>> begin Dataset content

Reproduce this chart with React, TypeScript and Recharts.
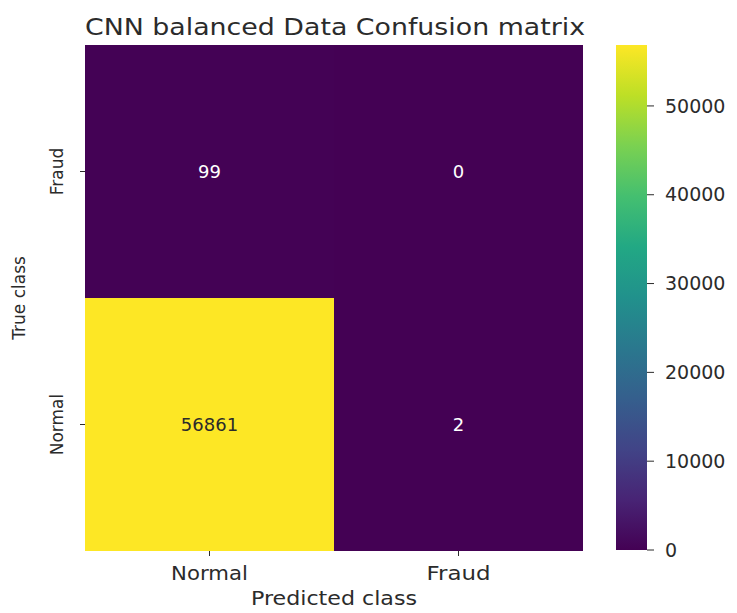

>> end Dataset content
>> begin Dataset content

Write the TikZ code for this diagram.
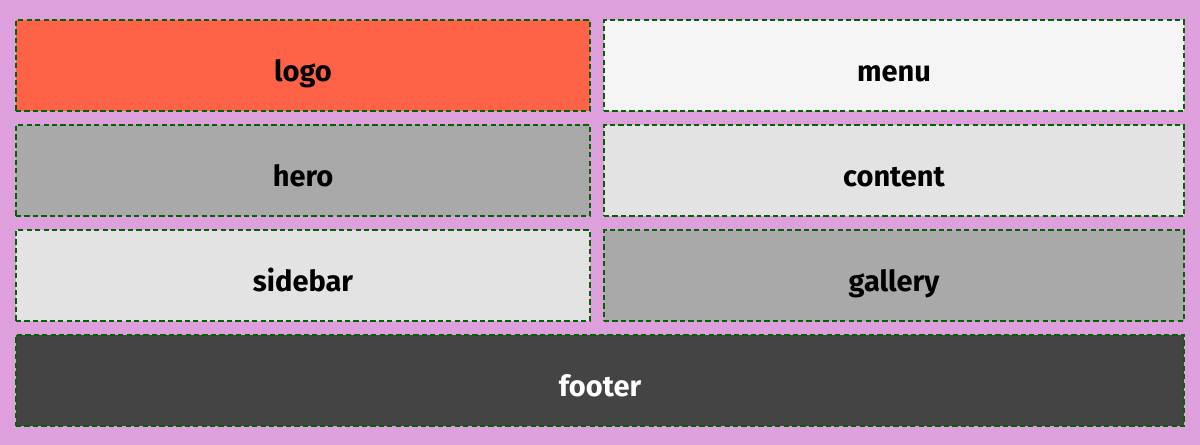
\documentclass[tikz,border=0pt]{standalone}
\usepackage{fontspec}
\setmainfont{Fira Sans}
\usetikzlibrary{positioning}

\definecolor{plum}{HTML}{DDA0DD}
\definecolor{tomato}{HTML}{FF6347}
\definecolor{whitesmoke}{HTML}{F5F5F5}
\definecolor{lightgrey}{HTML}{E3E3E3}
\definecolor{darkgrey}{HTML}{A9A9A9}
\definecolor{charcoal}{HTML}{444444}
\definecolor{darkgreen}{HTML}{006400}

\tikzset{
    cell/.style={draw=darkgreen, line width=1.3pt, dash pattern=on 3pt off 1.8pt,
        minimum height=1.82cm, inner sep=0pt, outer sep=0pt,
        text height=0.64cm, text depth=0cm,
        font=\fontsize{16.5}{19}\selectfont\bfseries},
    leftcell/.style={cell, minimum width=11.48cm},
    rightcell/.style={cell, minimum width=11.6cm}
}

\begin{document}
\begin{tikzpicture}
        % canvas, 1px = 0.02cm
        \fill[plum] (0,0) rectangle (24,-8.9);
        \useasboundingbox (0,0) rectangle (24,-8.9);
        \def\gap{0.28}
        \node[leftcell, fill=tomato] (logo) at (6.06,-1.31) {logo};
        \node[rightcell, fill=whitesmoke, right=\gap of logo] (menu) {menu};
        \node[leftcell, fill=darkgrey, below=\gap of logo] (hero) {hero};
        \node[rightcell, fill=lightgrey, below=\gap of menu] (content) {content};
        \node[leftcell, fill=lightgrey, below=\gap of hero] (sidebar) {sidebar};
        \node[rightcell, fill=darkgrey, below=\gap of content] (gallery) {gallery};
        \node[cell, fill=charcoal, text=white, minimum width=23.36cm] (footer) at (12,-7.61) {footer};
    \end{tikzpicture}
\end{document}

>> end Dataset content
>> begin Dataset content

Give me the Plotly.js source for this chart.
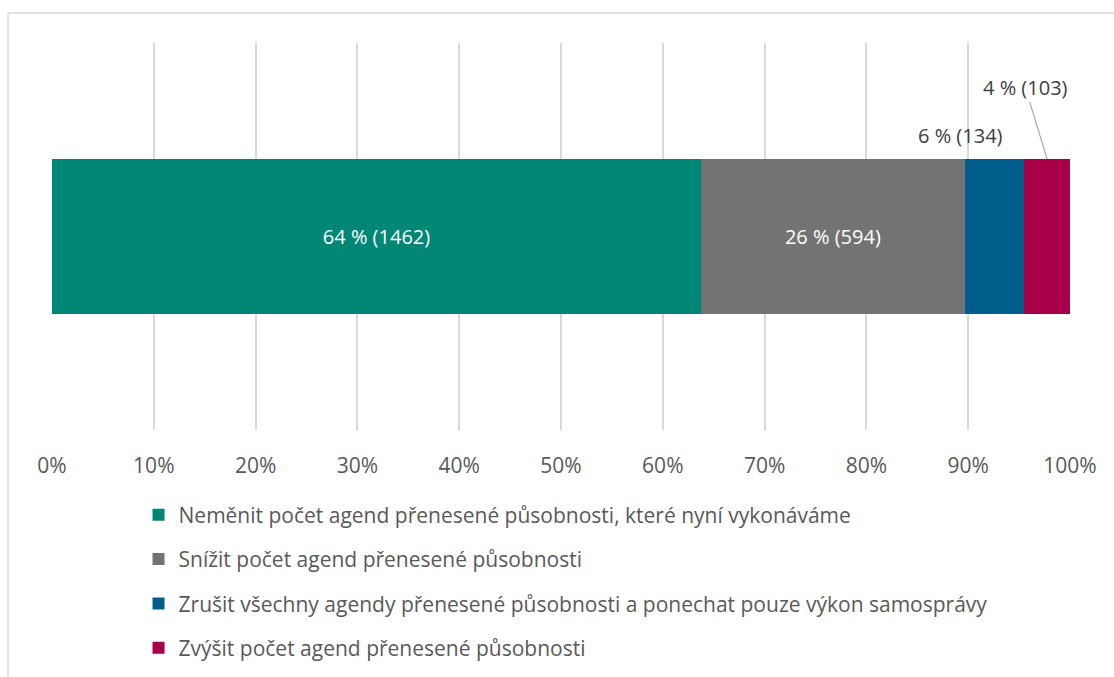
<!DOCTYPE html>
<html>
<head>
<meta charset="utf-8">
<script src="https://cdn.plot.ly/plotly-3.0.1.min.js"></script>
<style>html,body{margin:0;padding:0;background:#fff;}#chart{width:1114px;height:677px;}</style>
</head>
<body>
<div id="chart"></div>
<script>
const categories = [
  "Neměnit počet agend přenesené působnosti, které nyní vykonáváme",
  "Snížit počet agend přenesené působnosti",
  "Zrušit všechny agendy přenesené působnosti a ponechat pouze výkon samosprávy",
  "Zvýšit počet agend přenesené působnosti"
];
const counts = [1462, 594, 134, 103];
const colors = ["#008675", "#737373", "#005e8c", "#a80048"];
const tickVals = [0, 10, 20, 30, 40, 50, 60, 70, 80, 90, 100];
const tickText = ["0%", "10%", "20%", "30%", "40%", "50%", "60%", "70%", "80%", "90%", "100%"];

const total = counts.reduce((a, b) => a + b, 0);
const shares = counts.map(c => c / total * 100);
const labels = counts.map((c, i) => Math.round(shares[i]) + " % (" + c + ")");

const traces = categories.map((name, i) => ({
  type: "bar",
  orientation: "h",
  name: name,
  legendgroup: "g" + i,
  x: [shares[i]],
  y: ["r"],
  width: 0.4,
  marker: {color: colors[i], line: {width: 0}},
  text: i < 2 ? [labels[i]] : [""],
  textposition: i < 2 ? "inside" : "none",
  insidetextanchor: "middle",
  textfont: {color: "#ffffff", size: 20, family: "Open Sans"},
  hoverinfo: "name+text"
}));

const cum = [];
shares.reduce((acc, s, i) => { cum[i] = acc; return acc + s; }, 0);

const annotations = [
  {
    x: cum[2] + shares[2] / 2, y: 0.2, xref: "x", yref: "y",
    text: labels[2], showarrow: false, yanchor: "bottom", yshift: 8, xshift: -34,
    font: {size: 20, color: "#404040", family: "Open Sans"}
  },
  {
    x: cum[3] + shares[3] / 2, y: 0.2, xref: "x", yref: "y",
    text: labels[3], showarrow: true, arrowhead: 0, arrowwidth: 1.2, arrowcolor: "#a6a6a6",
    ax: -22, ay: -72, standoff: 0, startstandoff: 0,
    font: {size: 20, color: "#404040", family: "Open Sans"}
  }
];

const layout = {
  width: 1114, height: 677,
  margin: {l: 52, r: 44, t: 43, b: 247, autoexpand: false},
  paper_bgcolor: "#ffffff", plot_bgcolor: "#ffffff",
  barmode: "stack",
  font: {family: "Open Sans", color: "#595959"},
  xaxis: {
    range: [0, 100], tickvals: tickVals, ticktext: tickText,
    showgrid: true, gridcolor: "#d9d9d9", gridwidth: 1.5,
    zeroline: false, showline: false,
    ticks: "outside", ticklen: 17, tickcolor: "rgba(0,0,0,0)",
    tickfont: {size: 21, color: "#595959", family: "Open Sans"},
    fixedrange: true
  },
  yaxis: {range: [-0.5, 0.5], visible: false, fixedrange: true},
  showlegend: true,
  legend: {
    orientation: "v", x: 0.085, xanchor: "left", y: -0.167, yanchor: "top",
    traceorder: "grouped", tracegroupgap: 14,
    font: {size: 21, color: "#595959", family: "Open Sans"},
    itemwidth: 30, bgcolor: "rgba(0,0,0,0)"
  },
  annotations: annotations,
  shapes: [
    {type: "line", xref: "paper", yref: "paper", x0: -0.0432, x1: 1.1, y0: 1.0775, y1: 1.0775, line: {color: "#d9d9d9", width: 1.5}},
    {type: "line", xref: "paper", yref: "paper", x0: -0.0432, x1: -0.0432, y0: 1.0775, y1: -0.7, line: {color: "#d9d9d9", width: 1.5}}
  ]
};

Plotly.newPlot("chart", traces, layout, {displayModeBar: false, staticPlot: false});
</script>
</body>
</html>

>> end Dataset content

Requirement:
Beginning with the line above that contains "Give me the Plotly.js source for this chart." and finishing with the line that contains "const labels = counts.map((c, i)", print those lines exactly and only. Skip all pictures.

Expected answer:
Give me the Plotly.js source for this chart.
<!DOCTYPE html>
<html>
<head>
<meta charset="utf-8">
<script src="https://cdn.plot.ly/plotly-3.0.1.min.js"></script>
<style>html,body{margin:0;padding:0;background:#fff;}#chart{width:1114px;height:677px;}</style>
</head>
<body>
<div id="chart"></div>
<script>
const categories = [
  "Neměnit počet agend přenesené působnosti, které nyní vykonáváme",
  "Snížit počet agend přenesené působnosti",
  "Zrušit všechny agendy přenesené působnosti a ponechat pouze výkon samosprávy",
  "Zvýšit počet agend přenesené působnosti"
];
const counts = [1462, 594, 134, 103];
const colors = ["#008675", "#737373", "#005e8c", "#a80048"];
const tickVals = [0, 10, 20, 30, 40, 50, 60, 70, 80, 90, 100];
const tickText = ["0%", "10%", "20%", "30%", "40%", "50%", "60%", "70%", "80%", "90%", "100%"];

const total = counts.reduce((a, b) => a + b, 0);
const shares = counts.map(c => c / total * 100);
const labels = counts.map((c, i) => Math.round(shares[i]) + " % (" + c + ")");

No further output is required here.